To celebrate Valentine’s Day, abc10.com offers readers an excellent history of the St. Valentine’s Day Massacre (also covered in depth at wikipedia.org). Bootlegger Al Capone’s hit on his rivals achieved legendary status not simply because of the number of victims (seven) or the method (fake police lining up the victims and gunning them down) but also because of the firearms used: two Thompson machine guns. Like this . . .
“All seven men were lined up against the back inside wall of the garage and patted down,” added Kline. “The two fake cops then signaled to the pair in civilian clothes who had accompanied them. Two of the hitmen, who had Thompson submachine guns, one containing a 20-round box magazine and the other a 50-round drum, opened fire, continuing to spray their victims with bullets after they had all hit the floor.”
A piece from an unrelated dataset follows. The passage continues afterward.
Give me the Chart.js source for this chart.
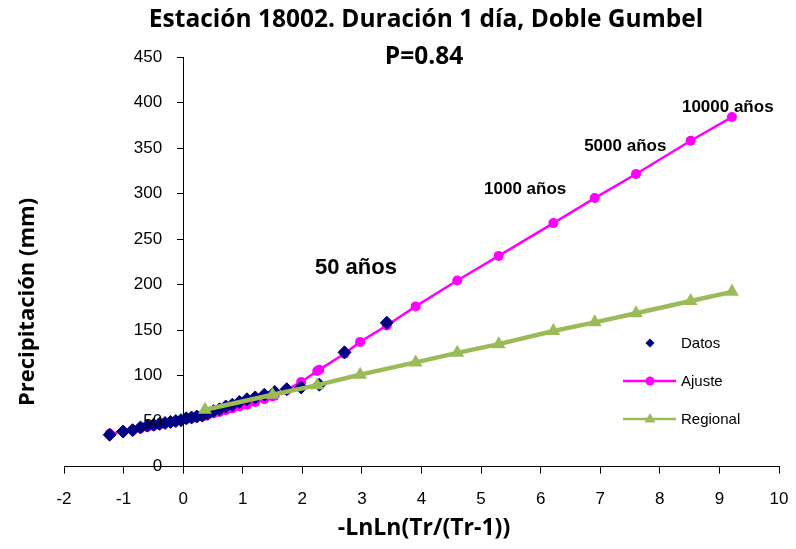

The seven men were literally ripped apart by the barrage of bullets, and two of the victims had their faces shot off, according to the coroner’s report.
The massacre went down on — strangely enough — February 14th, 1929. After the attempted assassination of Franklin Roosevelt in 1933 (by Giuseppe Zangara with a .32 pistol), Congress enacted The National Firearms Act, requiring federal certification for machine gun possession. That made civilian possession “problematic.”
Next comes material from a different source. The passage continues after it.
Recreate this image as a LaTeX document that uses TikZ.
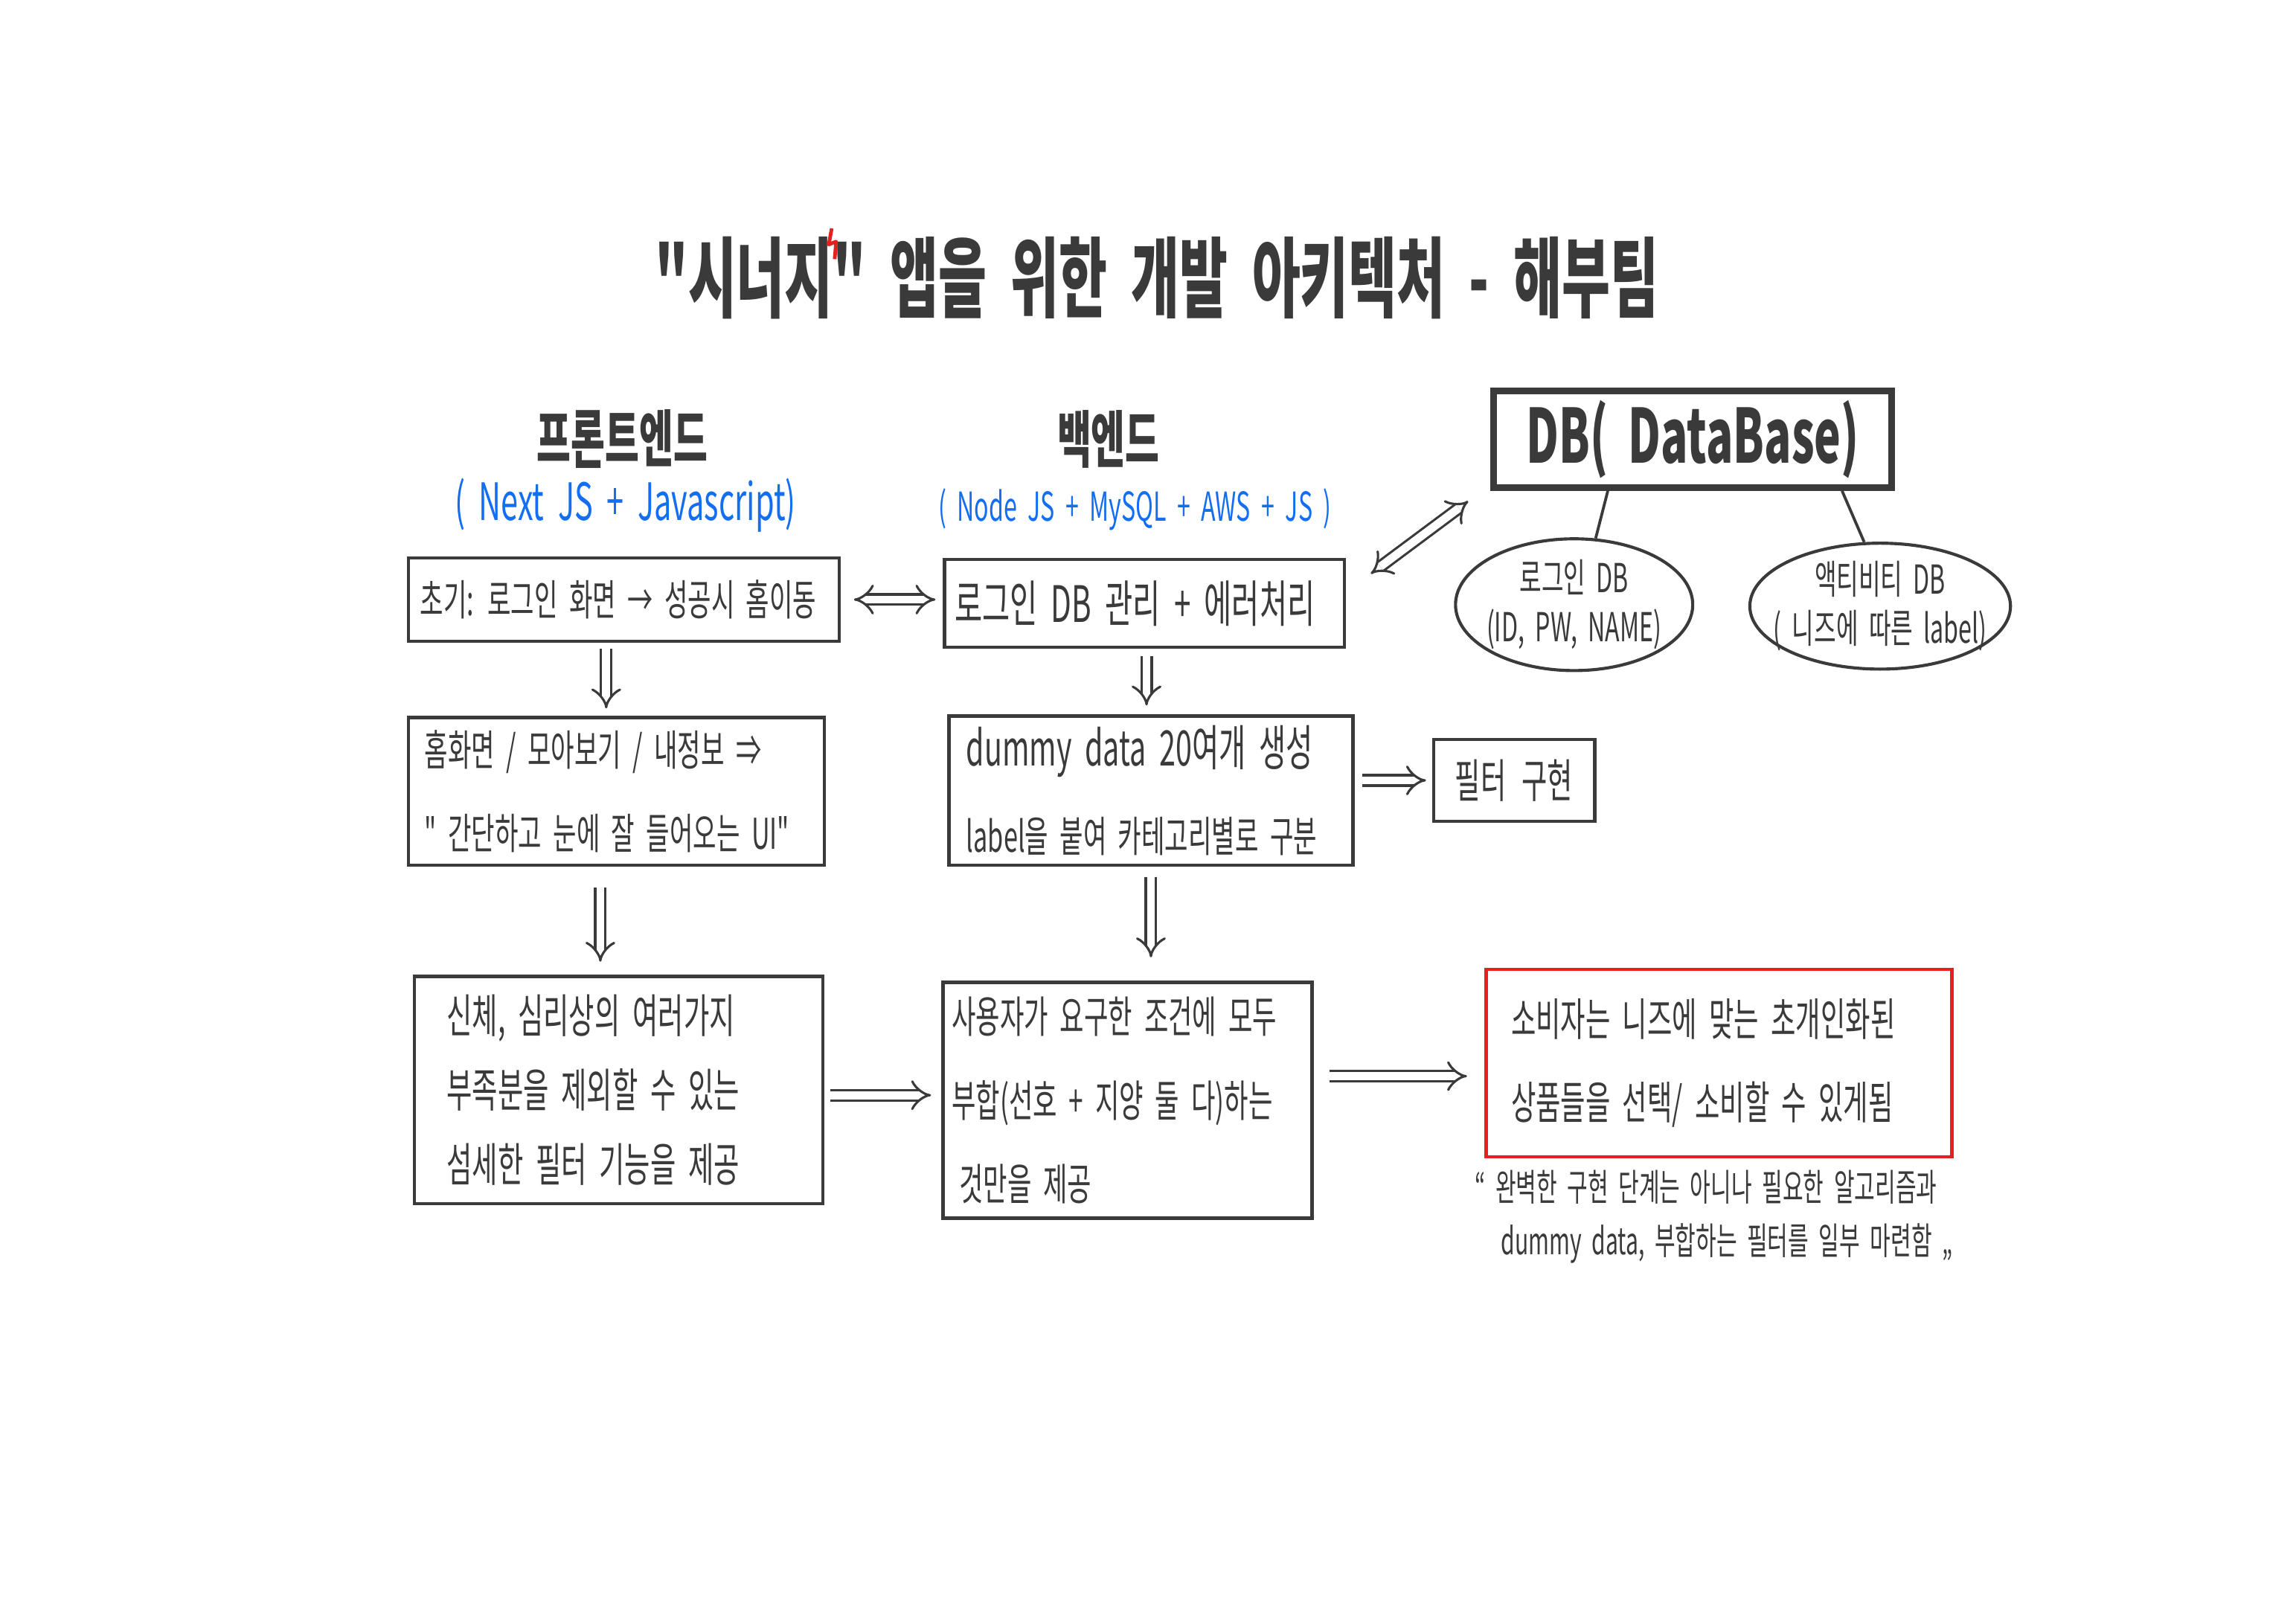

As we all know, machine guns aren’t especially lethal. Even so, the chances of a repeal of the Hughes Amendment to “allow” civilian ownership of [post-1986 machine guns] are somewhere between slim and none, and slim just left town.
That maintains their high price and gives events like the Knob Creek machine gun shoot and the Texas Firearms Festival’s “Full-Auto Friday” their unique appeal.
A love that dare not speak its name? Not around here. Happy Valentine’s Day!